Anche Prodi benedice la costituenda alleanza fra PD e 5 Stelle, non certo ultimo fra i politici di rilievo, a patto che si arrivi
all’approvazione dettagliata, rigorosa e perfino pedante, delle misure da prendere già a partire dalla prossima Legge finanziaria
(R. Prodi, Editoriale sul “Messaggero”, 18 ago 2019).
Di ammucchiate politiche, sorrette da programmi rigorosi e dettagliati, Prodi è un esperto, e parla quindi con cognizione di causa. Dopo la legnata del Prodi I, infatti, traendo insegnamento da quanto già vissuto, in preparazione della riscossa varò la Fabbrica del Programma, in un capannone bolognese, dove cittadini, intellettuali e volonterosi andavano a contribuire con idee e proposte (una Leopoldona ante litteram). Il risultato fu un programmone di ben 281 pagine che potete ancora leggere, per vostro erudimento, QUI. Già all’epoca questa enciclopedia programmatica – cresciuta ben oltre le intenzioni del promotore – suscitò perplessità, ma non si dica che non era dettagliato. Il risultato fu quello noto, e grandi, grandissime responsabilità ebbero i partitini minori che potevano porre veti incrociati in barba al programma. Così come non è certo bastato il Contratto di governo degli sciagurati (comunque 58 pagine) a non far confliggere gli attuali governanti.

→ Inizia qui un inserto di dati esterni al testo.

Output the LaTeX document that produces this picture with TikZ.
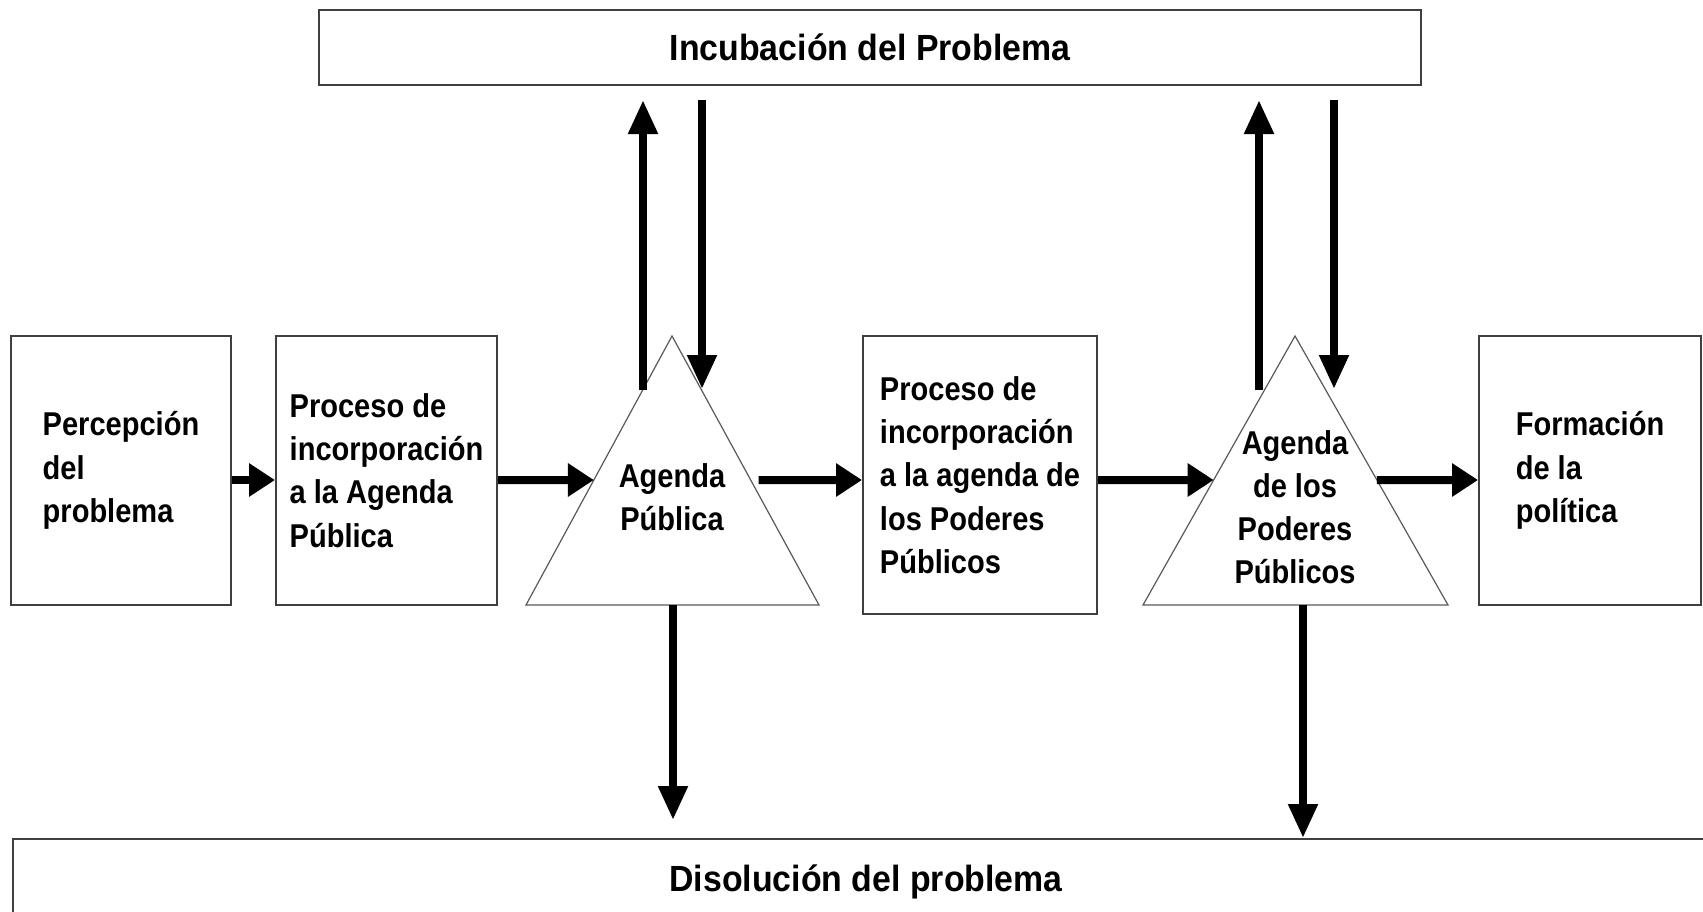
\documentclass[tikz,border=0pt]{standalone}
\usepackage{fontspec}
\newfontfamily\diafont{Liberation Sans}[FakeStretch=0.93]
\newfontfamily\boxfont{Liberation Sans}[FakeStretch=0.88]
\usetikzlibrary{arrows.meta,calc}
\begin{document}
\begin{tikzpicture}[x=0.5pt,y=-0.5pt,
  box/.style={draw=black!75, line width=1pt, inner sep=0pt, align=left,
    font=\boxfont\bfseries\fontsize{16.5}{21.6}\selectfont},
  bigtext/.style={font=\diafont\bfseries\fontsize{18.2}{22}\selectfont},
  tri/.style={draw=black!65, line width=0.6pt},
  lbl/.style={align=center, inner sep=0pt, font=\boxfont\bfseries\fontsize{16.5}{21.6}\selectfont},
  harrow/.style={line width=4pt, -{Triangle[length=13pt,width=16pt]}},
  varrow/.style={line width=4pt, -{Triangle[length=17pt,width=14pt]}}
]
\useasboundingbox (0,0) rectangle (1703,911);

% top and bottom bands
\node[box, bigtext, minimum width=551pt, minimum height=37.5pt, text height=13pt, text depth=0pt, align=center]
  (inc) at (870,47.5) {Incubación del Problema};
\node[box, minimum width=874pt, minimum height=60pt, anchor=north west] (dis) at (12,838) {};
\node[bigtext, anchor=base, inner sep=0pt] (distext) at (866,891) {Disolución del problema};

% boxes
\node[box, minimum width=110pt, minimum height=134.5pt] (b1) at (121,470.5) {Percepción\\del\\problema};
\node[box, minimum width=110.5pt, minimum height=134.5pt] (b2) at (386.5,470.5) {Proceso de\\incorporación\\a la Agenda\\Pública};
\node[box, minimum width=117pt, minimum height=139pt] (b3) at (980,475) {Proceso de\\incorporación\\a la agenda de\\los Poderes\\Públicos};
\node[box, minimum width=111pt, minimum height=134.5pt] (b4) at (1590,470.5) {Formación\\de la\\política};

% triangles
\coordinate (a1) at (672,336);
\coordinate (l1) at (526,605);
\coordinate (r1) at (819,605);
\draw[tri] (a1) -- (l1) -- (r1) -- cycle;
\node[lbl] (t1) at (672,497) {Agenda\\Pública};

\coordinate (a2) at (1295,336);
\coordinate (l2) at (1143,605);
\coordinate (r2) at (1448,605);
\draw[tri] (a2) -- (l2) -- (r2) -- cycle;
\node[lbl] (t2) at (1295,507) {Agenda\\de los\\Poderes\\Públicos};

% horizontal flow
\coordinate (hy) at (0,480);
\draw[harrow] (b1.east |- hy) -- (b2.west |- hy);
\draw[harrow] (b2.east |- hy) -- ($(a1)!0.5353!(l1)$);
\draw[harrow, shorten <=4pt] ($(a1)!0.5353!(r1)$) -- (b3.west |- hy);
\draw[harrow] (b3.east |- hy) -- ($(a2)!0.5353!(l2)$);
\draw[harrow] ($(a2)!0.5353!(r2)$) -- (b4.west |- hy);

% vertical exchanges with the incubation band
\coordinate (vt) at (0,100);
\coordinate (u1) at (643,390);
\coordinate (d1) at (702,389);
\coordinate (u2) at (1259,390);
\coordinate (d2) at (1334,389);
\draw[varrow] (u1) -- (u1 |- vt);
\draw[varrow] (d1 |- vt) -- (d1);
\draw[varrow] (u2) -- (u2 |- vt);
\draw[varrow] (d2 |- vt) -- (d2);

% down to dissolution
\coordinate (e1) at (673,820);
\coordinate (e2) at (1303,838);
\draw[varrow] (e1 |- l1) -- (e1);
\draw[varrow] (e2 |- l2) -- (e2 |- dis.north);
\end{tikzpicture}
\end{document}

È del tutto evidente che scrivere un programma dettagliato non serve a nulla. Scrivere non serve, e maggiore sono i dettagli e più si trova spazio per l’ambiguità, per il non detto, per l’implicito, per l’alluso, perché la lingua è di per sé ambigua e interpretabile, e perché semplicemente l’arte del governo deve confrontarsi con mille e mille piccole e grandi emergenze quotidiane non previste né prevedibili e se previste, quasi certamente, non in quella forma, tempi e luoghi. Abbiamo parlato a lungo di linguaggio su HR, chi volesse approfondire trova molti spunti.
Un vero programma politico, un buon programma politico, si nutre di elementi chiari espressi in termini generali, proprio per lasciare che i dettagli siano informati dalle specifiche situazioni reali. Una politica per i migranti non deve contenere numeri sui flussi e luoghi di sbarco, ma indicare le politiche adottate (accoglienza, rifiuto, respingimento, integrazione…); una politica economica non deve indicare quale provvedimento prendere per le fabbriche di lapis in crisi, ma mostrare una strada generale (incentivi fiscali, decontribuzione, sostegno all’internazionalizzazione…) così come una politica sullo smaltimento dei rifiuti, energetica, del lavoro… I dettagli, il “come esattamente”, viene poi stabilito nei dicasteri, in consiglio dei ministri, a patto che le forze che sostengono il governo siano omogenee e compatibili; se il governo è sostenuto da forze moderate e riformiste, il programma sarà moderato e riformista, e le piccole differenze su questioni specifiche si risolvono senza eccessivo stress; così pure se fossero di destra (come il prossimo ancora probabile governo Salvini-Meloni, molto omogenei).
L’idea invece che forze abissalmente differenti (come ci affanniamo da tempo a scrivere qui su HR) possano sottoscrivere un patto di legislatura purché dettagliato è una fesseria sesquipedale. E il buon Prodi (che ci ha provato e gli abbiamo reso l’onore delle armi, ma mo basta) getta parole al vento, dimentico della sua stessa esperienza.
E vediamo, e osserviamo, che la corsa al governissimo PD-M5S e probabile sinistra è un’idea che vede, assieme, tutti i perdenti di questi anni di politica: da Prodi a Renzi, da Bersani ai leader sparsi di una sinistra in frantumi. Tutte persone brave e oneste, sia chiaro, con quel brav’uomo di Zingaretti in testa, ma tutti perdenti (ad eccezione di quest’ultimo), per colpa propria o altrui non importa, tutti con un debito da reclamare, tutti con un dente avvelenato in cerca di un rilancio.
Sarà un disastro.
Io, personalmente, sono impressionato da tanta improvvidità.